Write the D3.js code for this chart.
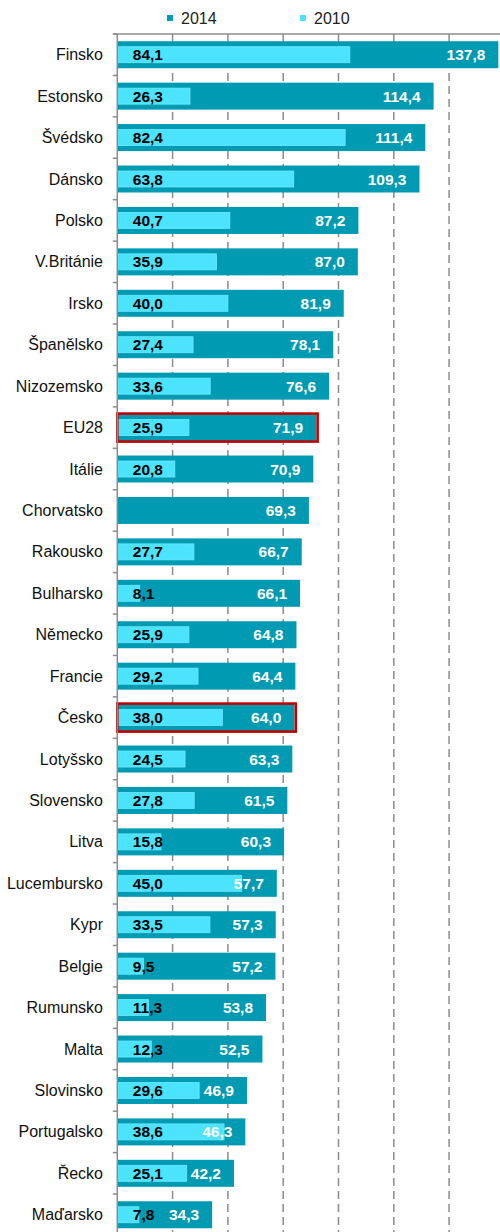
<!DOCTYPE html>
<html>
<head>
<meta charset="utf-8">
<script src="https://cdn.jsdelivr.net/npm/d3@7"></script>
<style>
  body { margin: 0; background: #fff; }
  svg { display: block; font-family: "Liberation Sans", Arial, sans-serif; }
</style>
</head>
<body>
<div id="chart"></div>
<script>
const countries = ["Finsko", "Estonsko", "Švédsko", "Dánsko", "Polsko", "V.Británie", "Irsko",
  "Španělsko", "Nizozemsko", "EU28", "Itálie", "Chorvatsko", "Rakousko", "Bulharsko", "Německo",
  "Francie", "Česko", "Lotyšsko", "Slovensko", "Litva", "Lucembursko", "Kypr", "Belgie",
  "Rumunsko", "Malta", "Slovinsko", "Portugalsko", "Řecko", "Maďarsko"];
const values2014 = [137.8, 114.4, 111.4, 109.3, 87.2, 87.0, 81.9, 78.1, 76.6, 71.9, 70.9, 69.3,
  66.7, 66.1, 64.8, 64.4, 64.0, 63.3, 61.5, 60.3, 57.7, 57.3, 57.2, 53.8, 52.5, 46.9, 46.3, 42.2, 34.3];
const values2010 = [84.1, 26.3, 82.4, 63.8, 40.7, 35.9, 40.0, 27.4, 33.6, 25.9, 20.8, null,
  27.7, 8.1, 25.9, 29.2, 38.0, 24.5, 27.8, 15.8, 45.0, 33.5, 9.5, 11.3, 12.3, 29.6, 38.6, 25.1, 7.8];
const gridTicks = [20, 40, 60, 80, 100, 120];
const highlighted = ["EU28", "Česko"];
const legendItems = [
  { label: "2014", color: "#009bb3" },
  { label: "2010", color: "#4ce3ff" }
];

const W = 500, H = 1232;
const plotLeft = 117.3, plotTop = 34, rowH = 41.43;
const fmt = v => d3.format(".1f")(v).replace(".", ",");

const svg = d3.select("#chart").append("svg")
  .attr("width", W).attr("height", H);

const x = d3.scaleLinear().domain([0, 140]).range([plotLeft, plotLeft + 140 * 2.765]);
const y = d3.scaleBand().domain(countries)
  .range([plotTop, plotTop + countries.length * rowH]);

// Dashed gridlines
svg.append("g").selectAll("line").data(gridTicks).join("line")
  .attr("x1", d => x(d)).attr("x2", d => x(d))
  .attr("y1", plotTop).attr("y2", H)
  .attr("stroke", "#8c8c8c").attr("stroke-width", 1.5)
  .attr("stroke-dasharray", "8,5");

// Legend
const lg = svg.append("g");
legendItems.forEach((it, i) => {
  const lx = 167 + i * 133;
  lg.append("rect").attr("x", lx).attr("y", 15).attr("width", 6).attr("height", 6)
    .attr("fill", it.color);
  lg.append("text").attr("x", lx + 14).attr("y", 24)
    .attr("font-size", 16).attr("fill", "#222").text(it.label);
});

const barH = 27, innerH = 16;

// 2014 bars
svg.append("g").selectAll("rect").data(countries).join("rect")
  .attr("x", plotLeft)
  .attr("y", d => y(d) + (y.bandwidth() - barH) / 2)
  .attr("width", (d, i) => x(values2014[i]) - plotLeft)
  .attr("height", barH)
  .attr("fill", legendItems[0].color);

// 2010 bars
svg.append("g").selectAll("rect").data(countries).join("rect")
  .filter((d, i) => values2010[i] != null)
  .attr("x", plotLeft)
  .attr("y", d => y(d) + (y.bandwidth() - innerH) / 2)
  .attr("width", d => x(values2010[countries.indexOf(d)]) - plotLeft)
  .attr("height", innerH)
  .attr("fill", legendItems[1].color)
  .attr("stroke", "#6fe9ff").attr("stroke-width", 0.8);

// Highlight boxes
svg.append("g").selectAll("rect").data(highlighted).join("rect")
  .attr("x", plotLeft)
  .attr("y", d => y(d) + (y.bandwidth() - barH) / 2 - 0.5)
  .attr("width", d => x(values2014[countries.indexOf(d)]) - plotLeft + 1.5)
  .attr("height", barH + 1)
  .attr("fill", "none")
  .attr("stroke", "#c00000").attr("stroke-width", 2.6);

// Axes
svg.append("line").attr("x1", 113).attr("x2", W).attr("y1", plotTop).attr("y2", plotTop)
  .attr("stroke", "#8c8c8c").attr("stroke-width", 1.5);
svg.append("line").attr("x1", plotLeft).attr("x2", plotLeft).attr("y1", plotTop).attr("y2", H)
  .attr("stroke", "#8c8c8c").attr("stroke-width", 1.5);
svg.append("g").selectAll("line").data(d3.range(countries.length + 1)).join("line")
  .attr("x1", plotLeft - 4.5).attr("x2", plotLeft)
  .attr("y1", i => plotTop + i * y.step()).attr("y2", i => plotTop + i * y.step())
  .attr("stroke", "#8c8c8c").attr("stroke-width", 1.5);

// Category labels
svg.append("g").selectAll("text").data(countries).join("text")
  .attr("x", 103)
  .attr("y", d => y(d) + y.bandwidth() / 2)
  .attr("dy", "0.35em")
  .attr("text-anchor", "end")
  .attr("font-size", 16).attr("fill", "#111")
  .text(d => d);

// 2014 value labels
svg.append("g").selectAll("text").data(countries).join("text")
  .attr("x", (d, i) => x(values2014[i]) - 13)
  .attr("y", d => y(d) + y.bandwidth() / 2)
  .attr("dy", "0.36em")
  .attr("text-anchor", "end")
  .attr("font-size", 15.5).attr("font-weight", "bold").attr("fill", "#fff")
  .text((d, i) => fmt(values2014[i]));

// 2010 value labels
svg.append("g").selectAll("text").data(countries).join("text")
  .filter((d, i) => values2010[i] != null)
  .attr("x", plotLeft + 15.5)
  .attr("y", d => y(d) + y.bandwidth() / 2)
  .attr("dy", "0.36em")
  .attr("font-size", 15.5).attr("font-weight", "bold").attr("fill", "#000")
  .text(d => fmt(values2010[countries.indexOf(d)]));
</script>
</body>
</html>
■ ■ ■
*Request*
Repeat the listing above exactly, with no pictures.

*Output of the task*
Write the D3.js code for this chart.
<!DOCTYPE html>
<html>
<head>
<meta charset="utf-8">
<script src="https://cdn.jsdelivr.net/npm/d3@7"></script>
<style>
  body { margin: 0; background: #fff; }
  svg { display: block; font-family: "Liberation Sans", Arial, sans-serif; }
</style>
</head>
<body>
<div id="chart"></div>
<script>
const countries = ["Finsko", "Estonsko", "Švédsko", "Dánsko", "Polsko", "V.Británie", "Irsko",
  "Španělsko", "Nizozemsko", "EU28", "Itálie", "Chorvatsko", "Rakousko", "Bulharsko", "Německo",
  "Francie", "Česko", "Lotyšsko", "Slovensko", "Litva", "Lucembursko", "Kypr", "Belgie",
  "Rumunsko", "Malta", "Slovinsko", "Portugalsko", "Řecko", "Maďarsko"];
const values2014 = [137.8, 114.4, 111.4, 109.3, 87.2, 87.0, 81.9, 78.1, 76.6, 71.9, 70.9, 69.3,
  66.7, 66.1, 64.8, 64.4, 64.0, 63.3, 61.5, 60.3, 57.7, 57.3, 57.2, 53.8, 52.5, 46.9, 46.3, 42.2, 34.3];
const values2010 = [84.1, 26.3, 82.4, 63.8, 40.7, 35.9, 40.0, 27.4, 33.6, 25.9, 20.8, null,
  27.7, 8.1, 25.9, 29.2, 38.0, 24.5, 27.8, 15.8, 45.0, 33.5, 9.5, 11.3, 12.3, 29.6, 38.6, 25.1, 7.8];
const gridTicks = [20, 40, 60, 80, 100, 120];
const highlighted = ["EU28", "Česko"];
const legendItems = [
  { label: "2014", color: "#009bb3" },
  { label: "2010", color: "#4ce3ff" }
];

const W = 500, H = 1232;
const plotLeft = 117.3, plotTop = 34, rowH = 41.43;
const fmt = v => d3.format(".1f")(v).replace(".", ",");

const svg = d3.select("#chart").append("svg")
  .attr("width", W).attr("height", H);

const x = d3.scaleLinear().domain([0, 140]).range([plotLeft, plotLeft + 140 * 2.765]);
const y = d3.scaleBand().domain(countries)
  .range([plotTop, plotTop + countries.length * rowH]);

// Dashed gridlines
svg.append("g").selectAll("line").data(gridTicks).join("line")
  .attr("x1", d => x(d)).attr("x2", d => x(d))
  .attr("y1", plotTop).attr("y2", H)
  .attr("stroke", "#8c8c8c").attr("stroke-width", 1.5)
  .attr("stroke-dasharray", "8,5");

// Legend
const lg = svg.append("g");
legendItems.forEach((it, i) => {
  const lx = 167 + i * 133;
  lg.append("rect").attr("x", lx).attr("y", 15).attr("width", 6).attr("height", 6)
    .attr("fill", it.color);
  lg.append("text").attr("x", lx + 14).attr("y", 24)
    .attr("font-size", 16).attr("fill", "#222").text(it.label);
});

const barH = 27, innerH = 16;

// 2014 bars
svg.append("g").selectAll("rect").data(countries).join("rect")
  .attr("x", plotLeft)
  .attr("y", d => y(d) + (y.bandwidth() - barH) / 2)
  .attr("width", (d, i) => x(values2014[i]) - plotLeft)
  .attr("height", barH)
  .attr("fill", legendItems[0].color);

// 2010 bars
svg.append("g").selectAll("rect").data(countries).join("rect")
  .filter((d, i) => values2010[i] != null)
  .attr("x", plotLeft)
  .attr("y", d => y(d) + (y.bandwidth() - innerH) / 2)
  .attr("width", d => x(values2010[countries.indexOf(d)]) - plotLeft)
  .attr("height", innerH)
  .attr("fill", legendItems[1].color)
  .attr("stroke", "#6fe9ff").attr("stroke-width", 0.8);

// Highlight boxes
svg.append("g").selectAll("rect").data(highlighted).join("rect")
  .attr("x", plotLeft)
  .attr("y", d => y(d) + (y.bandwidth() - barH) / 2 - 0.5)
  .attr("width", d => x(values2014[countries.indexOf(d)]) - plotLeft + 1.5)
  .attr("height", barH + 1)
  .attr("fill", "none")
  .attr("stroke", "#c00000").attr("stroke-width", 2.6);

// Axes
svg.append("line").attr("x1", 113).attr("x2", W).attr("y1", plotTop).attr("y2", plotTop)
  .attr("stroke", "#8c8c8c").attr("stroke-width", 1.5);
svg.append("line").attr("x1", plotLeft).attr("x2", plotLeft).attr("y1", plotTop).attr("y2", H)
  .attr("stroke", "#8c8c8c").attr("stroke-width", 1.5);
svg.append("g").selectAll("line").data(d3.range(countries.length + 1)).join("line")
  .attr("x1", plotLeft - 4.5).attr("x2", plotLeft)
  .attr("y1", i => plotTop + i * y.step()).attr("y2", i => plotTop + i * y.step())
  .attr("stroke", "#8c8c8c").attr("stroke-width", 1.5);

// Category labels
svg.append("g").selectAll("text").data(countries).join("text")
  .attr("x", 103)
  .attr("y", d => y(d) + y.bandwidth() / 2)
  .attr("dy", "0.35em")
  .attr("text-anchor", "end")
  .attr("font-size", 16).attr("fill", "#111")
  .text(d => d);

// 2014 value labels
svg.append("g").selectAll("text").data(countries).join("text")
  .attr("x", (d, i) => x(values2014[i]) - 13)
  .attr("y", d => y(d) + y.bandwidth() / 2)
  .attr("dy", "0.36em")
  .attr("text-anchor", "end")
  .attr("font-size", 15.5).attr("font-weight", "bold").attr("fill", "#fff")
  .text((d, i) => fmt(values2014[i]));

// 2010 value labels
svg.append("g").selectAll("text").data(countries).join("text")
  .filter((d, i) => values2010[i] != null)
  .attr("x", plotLeft + 15.5)
  .attr("y", d => y(d) + y.bandwidth() / 2)
  .attr("dy", "0.36em")
  .attr("font-size", 15.5).attr("font-weight", "bold").attr("fill", "#000")
  .text(d => fmt(values2010[countries.indexOf(d)]));
</script>
</body>
</html>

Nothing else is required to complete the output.